Ever since, he’s sought a reclusive, repetitive life. He’s worked in the same used-book store for the same fatherly owner for 20 years, and he spends each evening at the same bar drinking happy-hour mai tais with the same best friend, Bert. Patterns help him cope, but they don’t help him make more friends. Only Bert can help Kenneth squelch his anxiety.
When the bookstore owner has to sell his shop, Kenneth’s life must change. That’s when he reveals that Bert is imaginary. He has invented the person he needs, and he needs him more than ever.
As solitary as Kenneth is, he is quite good with people, as a potential employer would like. He’s smart and skilled at surface interactions, which suits a job as a bank teller at Primary Trust. The bank manager takes a chance on him. The script contrasts the hollow language of customer service with Kenneth’s confessional narration to show how empty, and how full, words can be.
Director Jammie Patton uses space, sound and light to convey Kenneth’s perceptions. The set consists of almost life-size black-and-white photos of the streets of a small town. Desks and tables are black and white, as well, and flattened into two dimensions. These stylizations convey Kenneth’s sense of the world as facts without the living pulse of color or shape.
But he does see one place in full. Wally’s Tiki Bar is Kenneth’s haven, and its jauntily lighted bar, gaudy thatched roof, bright tablecloths and soothing yacht rock are all as realistic as can be. Here he can conjure Bert.

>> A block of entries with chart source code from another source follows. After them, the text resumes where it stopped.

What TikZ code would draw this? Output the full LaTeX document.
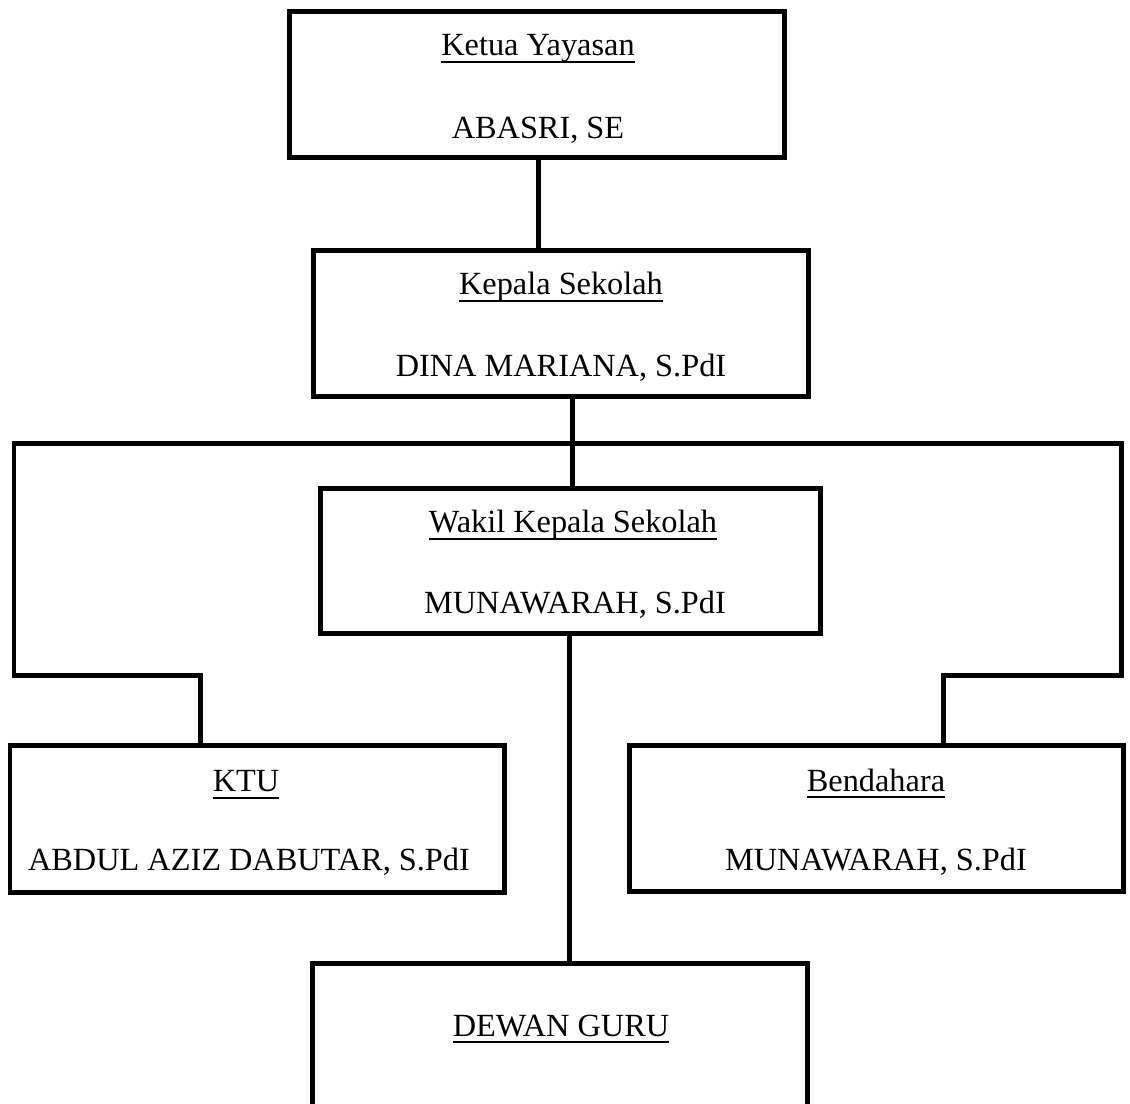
\documentclass[tikz,border=0pt]{standalone}
\usepackage{fontspec}
\setmainfont{Liberation Serif}
\newsavebox\ulbox
\newcommand\ulx[1]{\sbox\ulbox{#1}\rlap{\rule[-3.9pt]{\wd\ulbox}{1pt}}\usebox\ulbox}
\begin{document}
\begin{tikzpicture}[x=0.02cm,y=-0.02cm,
  orgbox/.style={draw,line width=0.1cm,rectangle,inner sep=0pt,minimum width=#1*0.02cm,minimum height=146*0.02cm},
  orgbox/.default=495,
  txt/.style={anchor=base,inner sep=0pt,font=\fontsize{18.4}{22}\selectfont},
  conn/.style={line width=0.1cm}]
\clip (0,0) rectangle (1130,1104);
% boxes
\node[orgbox=495] (ketua) at (536.5,85) {};
\node[orgbox=495] (kepala) at (560.5,324) {};
\node[orgbox=500,minimum height=145*0.02cm] (wakil) at (570,561.5) {};
\node[orgbox=494] (ktu) at (257,819) {};
\node[orgbox=494,minimum height=145*0.02cm] (bend) at (876,818.5) {};
\node[orgbox=495] (dewan) at (559.5,1036) {};
% texts
\node[txt] (ketuaT) at (538,56) {\ulx{Ketua Yayasan}};
\node[txt] (ketuaN) at (538,139) {ABASRI, SE};
\node[txt] (kepalaT) at (561,295) {\ulx{Kepala Sekolah}};
\node[txt] (kepalaN) at (561,377) {DINA MARIANA, S.PdI};
\node[txt] (wakilT) at (573,533) {\ulx{Wakil Kepala Sekolah}};
\node[txt] (wakilN) at (575,614) {MUNAWARAH, S.PdI};
\node[txt] (ktuT) at (246,792) {\ulx{KTU}};
\node[txt] (ktuN) at (249,870) {ABDUL AZIZ DABUTAR, S.PdI};
\node[txt] (bendT) at (876,791) {\ulx{Bendahara}};
\node[txt] (bendN) at (876,870) {MUNAWARAH, S.PdI};
\node[txt] (dewanT) at (561,1036) {\ulx{DEWAN GURU}};
% connector helpers
\coordinate (xa) at (538,0);
\coordinate (xb) at (572,0);
\coordinate (xw) at (569,0);
\coordinate (kx) at (200,0);
\coordinate (bx) at (943,0);
\coordinate (bl) at (14,444);
\coordinate (br) at (1121,444);
\coordinate (ml) at (14,676);
\coordinate (mr) at (1121,676);
% connectors
\draw[conn] (ketua.south -| xa) -- (kepala.north -| xa);
\draw[conn] (kepala.south -| xb) -- (wakil.north -| xb);
\draw[conn] (ktu.north -| kx) |- (ml) -- (bl) -- (br) -- (mr) -| (bend.north -| bx);
\draw[conn] (wakil.south -| xw) -- (dewan.north -| xw);
\end{tikzpicture}
\end{document}
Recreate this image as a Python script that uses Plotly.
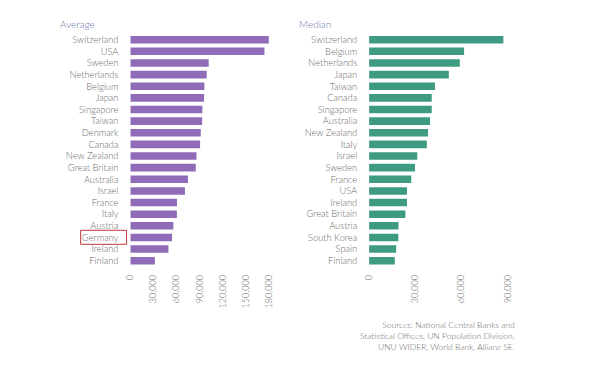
import plotly.graph_objects as go

avg_countries = ["Switzerland", "USA", "Sweden", "Netherlands", "Belgium", "Japan",
                 "Singapore", "Taiwan", "Denmark", "Canada", "New Zealand", "Great Britain",
                 "Australia", "Israel", "France", "Italy", "Austria", "Germany", "Ireland", "Finland"]
avg_values = [179800, 174200, 101800, 99200, 96200, 95800, 93600, 93300, 91500, 90600,
              85900, 85000, 74800, 70900, 60600, 60500, 55900, 54200, 49500, 31900]

med_countries = ["Switzerland", "Belgium", "Netherlands", "Japan", "Taiwan", "Canada",
                 "Singapore", "Australia", "New Zealand", "Italy", "Israel", "Sweden",
                 "France", "USA", "Ireland", "Great Britain", "Austria", "South Korea", "Spain", "Finland"]
med_values = [87200, 61700, 58900, 51800, 42800, 40700, 40700, 39600, 38300, 37500,
              31300, 29800, 27400, 24600, 24600, 23600, 19100, 19000, 17600, 16700]

avg_ticks = [0, 30000, 60000, 90000, 120000, 150000, 180000]
med_ticks = [0, 30000, 60000, 90000]

# page has an 8px body margin; lay the figure out in page pixel coordinates
OFF = 8
W, H = 609 - 2 * OFF, 372 - 2 * OFF
FONT = "Lato"
LABEL_COLOR = "#6b6b6b"
TITLE_COLOR = "#6f7bb0"


def px(x):
    return (x - OFF) / W


def py(y):
    return (H - (y - OFF)) / H


fig = go.Figure()
fig.add_trace(go.Bar(x=avg_values, y=avg_countries, orientation="h",
                     marker=dict(color="#8f6bb8", line=dict(width=0)),
                     xaxis="x", yaxis="y", hoverinfo="x+y"))
fig.add_trace(go.Bar(x=med_values, y=med_countries, orientation="h",
                     marker=dict(color="#3f9a82", line=dict(width=0)),
                     xaxis="x2", yaxis="y2", hoverinfo="x+y"))

ydom = [py(266.5), py(33.9)]
x1_0, x1_1 = 125.5, 271.8
x2_0, x2_1 = 366.7, 514.5


def xaxis(dom, rng, ticks, anchor):
    return dict(domain=[px(dom[0]), px(dom[1])], range=rng, anchor=anchor,
                tickvals=ticks, ticktext=[f"{t:,}" for t in ticks],
                tickangle=-90, showgrid=False, zeroline=False, showline=False,
                ticks="outside", ticklen=4, tickcolor="rgba(0,0,0,0)",
                tickfont=dict(family=FONT, size=9, color=LABEL_COLOR, weight=300),
                fixedrange=True)


def yaxis(anchor):
    return dict(domain=ydom, anchor=anchor, autorange="reversed", type="category",
                showgrid=False, zeroline=False, showline=False,
                ticks="outside", ticklen=9, tickcolor="rgba(0,0,0,0)",
                tickfont=dict(family=FONT, size=9.3, color=LABEL_COLOR, weight=300),
                fixedrange=True)


fig.update_layout(
    width=W, height=H, autosize=False,
    margin=dict(l=0, r=0, t=0, b=0),
    paper_bgcolor="white", plot_bgcolor="white",
    showlegend=False, bargap=0.35,
    xaxis=xaxis((x1_0, x1_1), [0, (x1_1 - x1_0) / 0.778 * 1000], avg_ticks, "y"),
    yaxis=yaxis("x"),
    xaxis2=xaxis((x2_0, x2_1), [0, (x2_1 - x2_0) / 1.5556 * 1000], med_ticks, "y2"),
    yaxis2=yaxis("x2"),
)

fig.add_annotation(text="Average", xref="paper", yref="paper", x=px(52), y=py(24),
                   xanchor="left", yanchor="middle", showarrow=False,
                   font=dict(family=FONT, size=10, color=TITLE_COLOR, weight=300))
fig.add_annotation(text="Median", xref="paper", yref="paper", x=px(294), y=py(24),
                   xanchor="left", yanchor="middle", showarrow=False,
                   font=dict(family=FONT, size=10, color=TITLE_COLOR, weight=300))

# highlight box around Germany label
fig.add_shape(type="rect", xref="paper", yref="paper",
              x0=px(75.3), x1=px(121.7), y0=py(244.3), y1=py(230.3),
              line=dict(color="#c0393b", width=1), fillcolor="rgba(0,0,0,0)")

fig.add_annotation(text="Sources: National Central Banks and<br>Statistical Offices, UN Population Division,<br>UNU WIDER, World Bank, Allianz SE.",
                   xref="paper", yref="paper", x=px(516), y=py(336),
                   xanchor="right", yanchor="middle", align="right", showarrow=False,
                   font=dict(family=FONT, size=8.5, color=LABEL_COLOR, weight=300))

fig.write_html("out.html")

With a single major character and no intermission, Primary Trust places the demands of a one-man show on Delanté Keys, playing Kenneth. Keys glides lightly between withdrawal (into safety but also near-psychosis) and expansiveness (toward connections but also misunderstandings). He conveys unease with a stiffness that runs through every muscle, then softens into loose relief upon seeing Bert. Kenneth is comically unselfconscious. His words may take all the strength he has, but when he laughs, he draws happiness from a very deep well.
Two actors play multiple characters, another expression of Kenneth’s imprecise perceptions. Natalie Jacobs portrays the many different waiters at Wally’s. The staff may blur to Kenneth, but they’re distinct onstage, as Jacobs utters Wally’s welcome speech in accents warm or cool, Jamaican or mumbled, musical or toneless. One waitress, Corinna, connects with Kenneth and opens a little more of the world to him.
Mark Roberts plays two fatherly men taking an interest in Kenneth, plus one stuffy waiter taking no interest in anyone. Roberts fills these simple portraits with sharp details, such as letting a stiff drink startle him or puzzling a bit when an obviously troubled Kenneth is too distant to help.
Bert, the imaginary friend, is made beautifully real by Donathan Walters. His voice and manner exude the calm of a soothing waterfall. With a warm smile and a cap spun backward, Walters makes Bert the best of best friends, breaking into silly jokes or gently signaling to Kenneth how to respond to anxious moments. In a rapid montage of drinking scenes, Walters and Keys hilariously flash from emotion to emotion in a dizzy bit of revelry.
Vermont Stage’s fine production values begin with expressive costumes from Sarah Sophia Lidz. Jamien Forrest’s effective lighting marks almost every beat of the show, especially Kenneth’s memory variations, often rendered as big color soaking the sky above set designer Jeff Modereger’s black-and-white building façades.
The people around Kenneth aren’t deeply drawn, just as the streetscape is bare and contrived. It’s Kenneth’s decision to connect with them that brings them to life. The breakthrough in this story isn’t Kenneth’s sudden ability to master the world but our ability to see what prevented him from feeling safe. Hope rises, too, as the very vulnerable Kenneth starts to see the kindness around him, the kindness of people who are real and not imaginary.